SAN DIEGO — Hearing loss is generally correlative with cognitive decline among older people, but its effects may be mitigated by higher education, according to a study released Tuesday by researchers at UC San Diego.
Roughly three-quarters of U.S. adults over the age of 70 have lost their hearing to some degree. UCSD researchers studied 1,164 participants with a mean age of 73.5, 64 percent of whom were women.
They found that study subjects without a postsecondary degree suffered more significant cognitive declines than those with a degree. The 16.8 percent of study subjects with moderate to severe hearing loss also performed worse on cognitive tests than their study counterparts with mild hearing loss.
“We surmise that higher education may provide sufficient cognitive reserve to counter the effects of mild hearing loss, but not enough to overcome effects of more severe hearing impairment,” said UCSD professor and senior study author Linda McEvoy.

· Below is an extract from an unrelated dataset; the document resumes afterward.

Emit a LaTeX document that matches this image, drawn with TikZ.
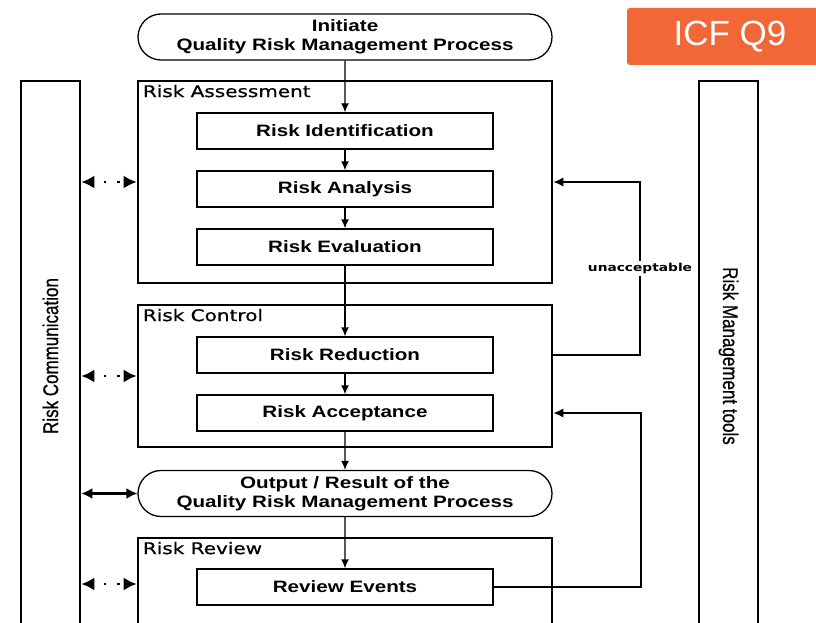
\documentclass[tikz,border=0pt]{standalone}
\usepackage{fontspec}
\newfontfamily\boxfont[FakeStretch=1.25]{Liberation Sans}
\newfontfamily\stagefont[FakeStretch=1.25, FakeBold=0.7]{DejaVu Sans}
\newfontfamily\loopfont[FakeStretch=1.25]{DejaVu Sans}
\newfontfamily\sidefont[FakeBold=0.8]{Liberation Sans}
\newfontfamily\tagfont{Liberation Sans}
\usetikzlibrary{arrows.meta, shapes.misc}
\definecolor{icforange}{RGB}{242,103,56}

\tikzset{
  riskbox/.style = {draw, line width=1.3pt, minimum width=296pt, minimum height=36pt, inner sep=0pt,
    font=\boxfont\bfseries\fontsize{16.5}{19}\selectfont},
  terminal/.style = {draw, rounded rectangle, line width=1.3pt, minimum width=414pt, minimum height=46pt,
    inner sep=0pt, align=center, font=\boxfont\bfseries\fontsize{16.5}{19}\selectfont},
  stage/.style = {draw, line width=2.6pt, minimum width=414pt, inner sep=0pt},
  stagelabel/.style = {anchor=north west, inner sep=0pt, font=\stagefont\fontsize{16}{19}\selectfont},
  sidebar/.style = {draw, line width=2.6pt, minimum width=59pt, minimum height=550pt, inner sep=0pt},
  sidetext/.style = {inner sep=0pt, font=\sidefont\fontsize{17}{19}\selectfont},
  tag/.style = {fill=icforange, rounded corners=3pt, minimum width=206pt, minimum height=57pt,
    text=white, font=\tagfont\fontsize{35}{40}\selectfont},
  flow/.style = {line width=1.3pt, -{Latex[length=9pt,width=8pt]}},
  feedback/.style = {line width=1.3pt, -{Latex[length=10pt,width=9pt]}},
  commlink/.style = {line width=2.8pt, dash pattern=on 2.8pt off 10.5pt, dash phase=2.8pt,
    {Latex[length=13pt,width=13pt]}-{Latex[length=13pt,width=13pt]}},
  solidlink/.style = {line width=2.2pt, {Latex[length=11pt,width=11pt]}-{Latex[length=11pt,width=11pt]}},
  looplabel/.style = {fill=white, inner sep=2pt, font=\loopfont\bfseries\fontsize{11}{13}\selectfont}
}

\begin{document}
\begin{tikzpicture}[x=1pt, y=-1pt]
\useasboundingbox (0,0) rectangle (816,623);
\clip (0,0) rectangle (816,623);
\fill[white] (0,0) rectangle (816,623);

% side bars
\node[sidebar] (comm) at (50.5,356) {};
\node[sidetext, rotate=90, yscale=1.25] (commtext) at (comm.center) {Risk Communication};
\node[sidebar] (tools) at (728.5,356) {};
\node[sidetext, rotate=-90, yscale=1.25] (toolstext) at (tools.center) {Risk Management tools};

\node[tag] (icf) at (730,36.5) {ICF Q9};

% process
\node[terminal] (init) at (345,37) {Initiate\\Quality Risk Management Process};

\node[stage, minimum height=202pt] (ra) at (345,182) {};
\node[stagelabel] (ralabel) at ([shift={(6,5)}]ra.north west) {Risk Assessment};
\node[riskbox] (rid) at (345,131) {Risk Identification};
\node[riskbox] (ran) at (345,189) {Risk Analysis};
\node[riskbox] (reval) at (345,247) {Risk Evaluation};

\node[stage, minimum height=142pt] (rc) at (345,376) {};
\node[stagelabel] (rclabel) at ([shift={(6,5)}]rc.north west) {Risk Control};
\node[riskbox] (red) at (345,355) {Risk Reduction};
\node[riskbox] (acc) at (345,413) {Risk Acceptance};

\node[terminal] (out) at (345,493.5) {Output / Result of the\\Quality Risk Management Process};

\node[stage, minimum height=92pt] (rr) at (345,584) {};
\node[stagelabel] (rrlabel) at ([shift={(6,5)}]rr.north west) {Risk Review};
\node[riskbox] (evt) at (345,587) {Review Events};

% main flow
\draw[flow] (init) -- (rid);
\draw[flow] (rid) -- (ran);
\draw[flow] (ran) -- (reval);
\draw[flow] (reval) -- (red);
\draw[flow] (red) -- (acc);
\draw[flow] (acc) -- (out);
\draw[flow] (out) -- (evt);

% loops back
\coordinate (loopa) at (640,0);
\coordinate (loopb) at (641,0);
\draw[feedback] (rc.east |- red) -- (loopa |- red)
  -- node[looplabel] {unacceptable} (loopa |- ra) -- (ra.east);
\draw[feedback] (evt.east) -- (loopb |- evt) -- (loopb |- acc) -- (rc.east |- acc);

% communication
\draw[commlink] (comm.east |- ra) -- (ra.west);
\draw[commlink] (comm.east |- rc) -- (rc.west);
\draw[solidlink] (comm.east |- out) -- (out.west);
\draw[commlink] (comm.east |- rr) -- (rr.west);
\end{tikzpicture}
\end{document}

The researchers also found that social activity of study participants did not correlate with hearing loss levels or cognitive decline rates.
“Others have postulated that cognitive deficits related to hearing impairment may arise from social isolation, but in our study, participants who had hearing impairment were as socially engaged as those without hearing loss,” said Ali Alattar, the study’s first author.
The researchers concluded that medical professionals should be aware of the relationship between hearing loss and cognitive decline and take measures to mitigate the risk of hearing ability decline, such as minimizing a patient’s exposure to loud noises. Most hearing loss is irreversible, according to the researchers.